El país dio el domingo una muestra de civismo y madurez al concurrir masivamente a las urnas, a pesar de los infundados temores sobre un sistema electrónico de conteo del sufragio que marcó un significativo adelanto en materia electoral. Los resultados aún preliminares no dejan lugar a dudas acerca de la voluntad que la mayoría de la población expresó pacíficamente con su voto. Ahora sólo queda unificar esfuerzos para echar a un lado las diferencias y encontrar, en el respeto que ganadores y perdedores le deben a la nación, senderos de colaboración que allanen la senda que conduzca al lugar que legítimamente nos corresponde en el futuro.

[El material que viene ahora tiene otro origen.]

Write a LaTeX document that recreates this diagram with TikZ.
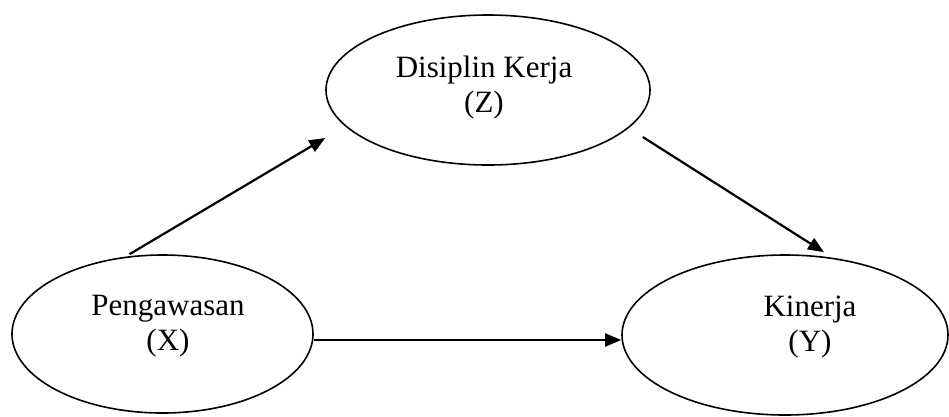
\documentclass[tikz,border=0pt]{standalone}
\usepackage{fontspec}
\setmainfont{Liberation Serif}
\usetikzlibrary{shapes.geometric,arrows.meta}
\tikzset{
  varell/.style={draw=black, line width=1.6pt, ellipse, inner sep=0pt},
  lbl/.style={align=center, font=\fontsize{31}{35}\selectfont, inner sep=0pt, anchor=base},
  arr/.style={draw=black, line width=2.2pt, -{Triangle[length=16pt,width=13pt]}}
}
\begin{document}
\begin{tikzpicture}[x=1pt,y=-1pt]
\useasboundingbox (0,0) rectangle (949,416);
\node[varell, minimum width=324pt, minimum height=150pt] (Z) at (488,90) {};
\node[varell, minimum width=301pt, minimum height=158pt] (X) at (162.5,334) {};
\node[varell, minimum width=326pt, minimum height=160pt] (Y) at (785,335) {};
\node[lbl] (Zt) at (484,112) {Disiplin Kerja\\(Z)};
\node[lbl] (Xt) at (168,350) {Pengawasan\\(X)};
\node[lbl] (Yt) at (810,351) {Kinerja\\(Y)};
\draw[arr] ([xshift=-33pt]X.north) -- ([yshift=-48pt]Z.west);
\draw[arr] ([xshift=-8pt,yshift=-47pt]Z.east) -- ([xshift=39pt,yshift=2pt]Y.north);
\draw[arr] ([yshift=-6pt]X.east) -- ([yshift=-5pt]Y.west);
\end{tikzpicture}
\end{document}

Obstinarse en desconocer la realidad sólo conseguiría arruinar los cimientos de lo que pudiera ser una prometedora opción en venideras campañas electorales. El conteo de los votos emitidos revela incuestionablemente la fortaleza creciente de un liderazgo presidencial que trasciende el hastío propio de un prolongado ejercicio del poder por un grupo político. Sería un grave y lamentable error pretender que esa valoración resultante del sufragio sea el fruto único de un uso abusivo del poder, y no el efecto mágico del atractivo de ese liderazgo sobre enormes capas de población impactadas por programas de gran efecto social. Y más penoso sería ignorar la victoria que supone la asombrosa votación a favor de un candidato obligado a lidiar desde un principio con la fatal herencia de una división que de antemano auguraba cuanto las encuestas dieron siempre como un resultado previsible.

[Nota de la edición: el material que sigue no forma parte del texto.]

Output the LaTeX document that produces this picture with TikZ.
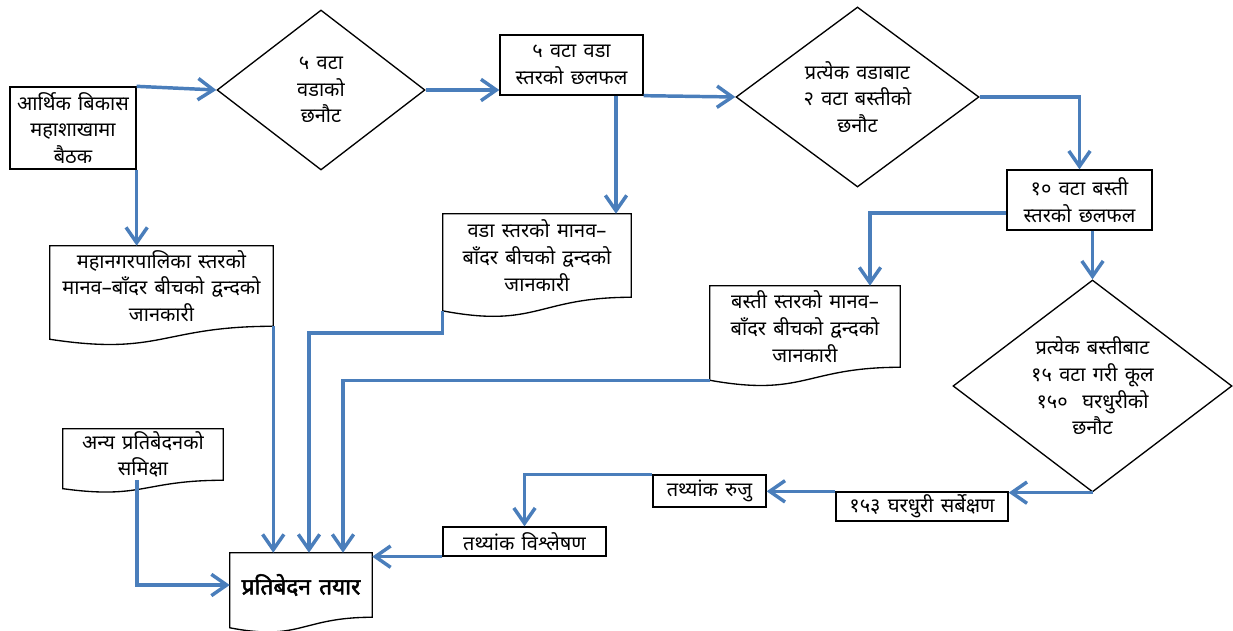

Hubiera sido un gesto enaltecedor una llamada de felicitación esa misma noche, para evitarle al país horas de angustias, y no esperar el momento en que la realidad se muestre en toda su innegable magnitud. Buscar justificaciones y pretextos a los resultados de las elecciones del domingo es un error que puede costarle caro a un liderazgo de vocación futura.